Landing Gear (loading competition)

For my Mechanisms and Vibrations class, we were challenged with producing a landing gear that could withstand the highest load, statically simulated by adding weights.

After designing for the best mechanical advantage with a given actuator as source of input, it was concluded that the limiting factor would be the material of construction.

While others made their landing gears out of popsicle sticks, I used my machining skills and practical knowledge to manufacture my landing gear out of aircraft grade aluminum (6061-T6) utilizing Teflon bushings between moving components, double shear supports, and a Double Pull Double Throw switch for an easy change in the direction for current.

Thanks to my understanding of materials, good design and manufacturing practices, and experience working with tools (lathe, milling machine), I produced the first-place design and withstood loads much greater than my competition.

The certificate we received for placing first in the competition by lifting the most amount of weight.

Solidworks stress simulation showing the minimum factor of safety.
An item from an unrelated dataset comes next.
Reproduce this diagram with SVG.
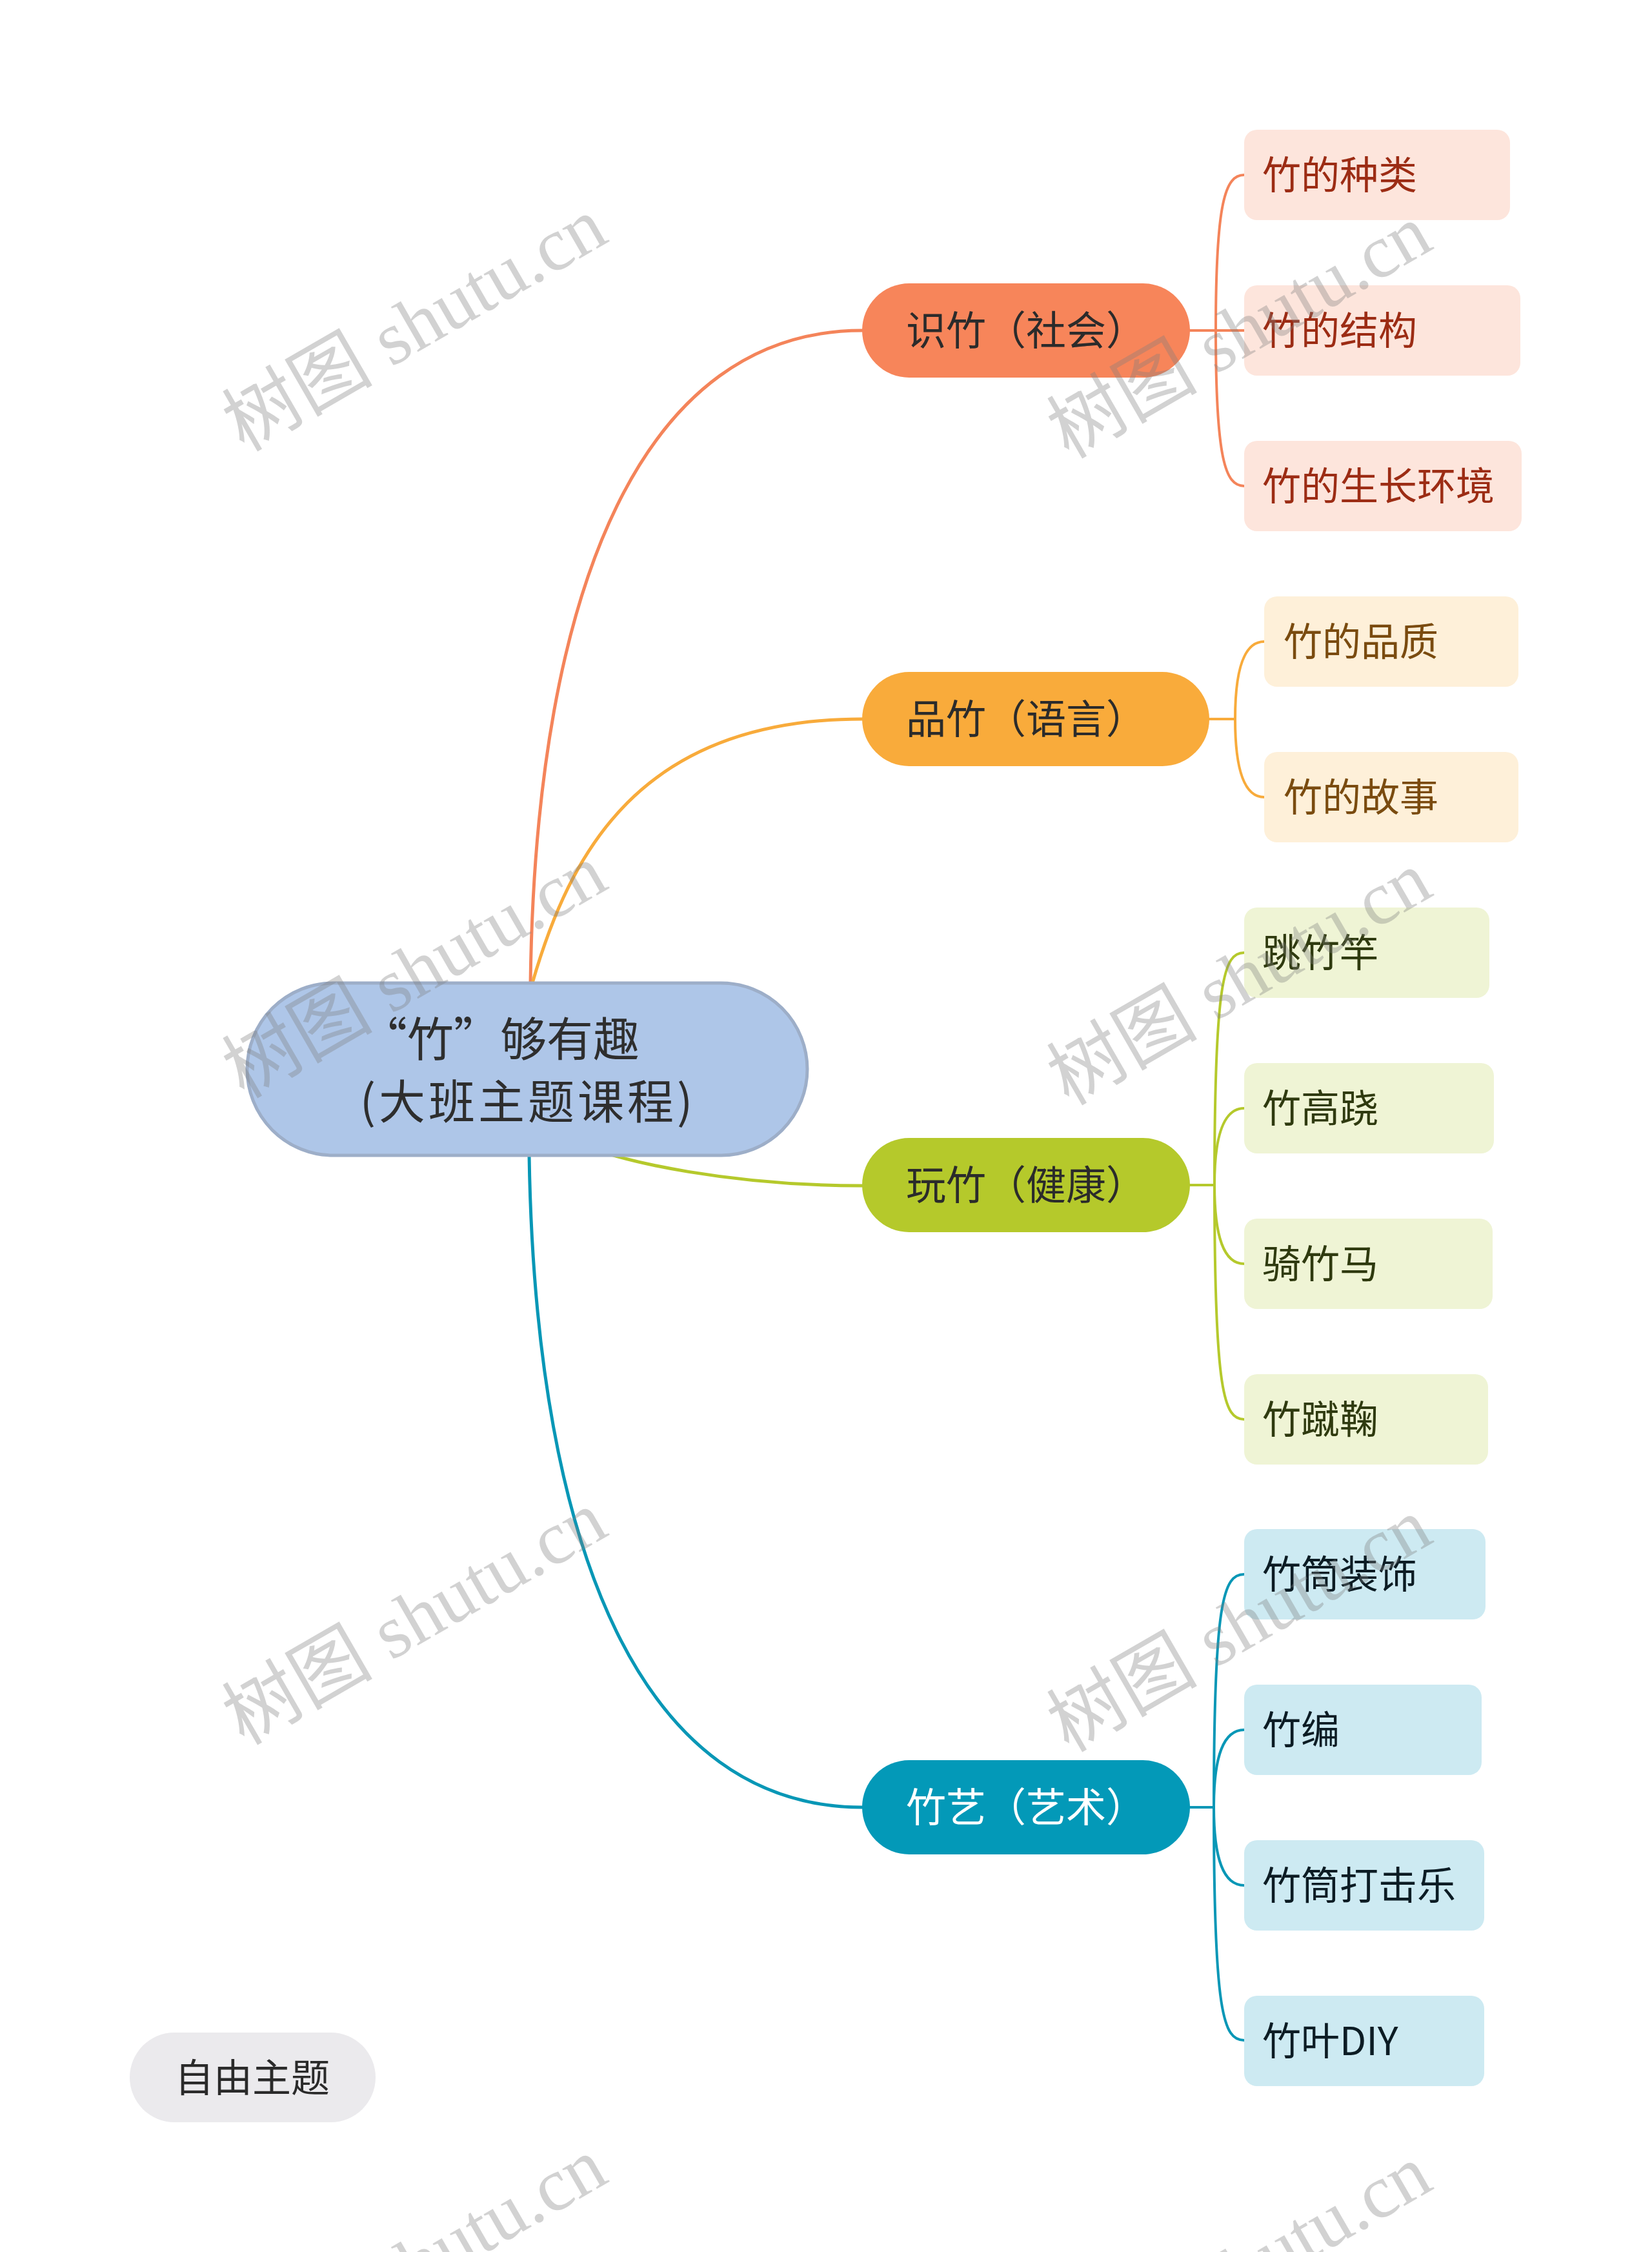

Stress simulations can be tricky, if you do not define features properly, have the correct fixtures, loading, and the correct mesh, you will get incorrect results.

My training and experience working with this software for 6 years has given me a keen eye for detail and a better understanding of how to correctly replicate real life loading in the simulation.

On the left are aluminum bushings I machined on a lathe to properly space the components. Shoulder bolts were used where moving (hinging) components interacted.

We deemed the number of cycles the landing gear will go through to be too low to justify using bearings, as it would complicate the design and raise the cost.

Final CAD of the mechanism. An emphasis was placed on using off the shelf parts to reduce the number of machining steps/components.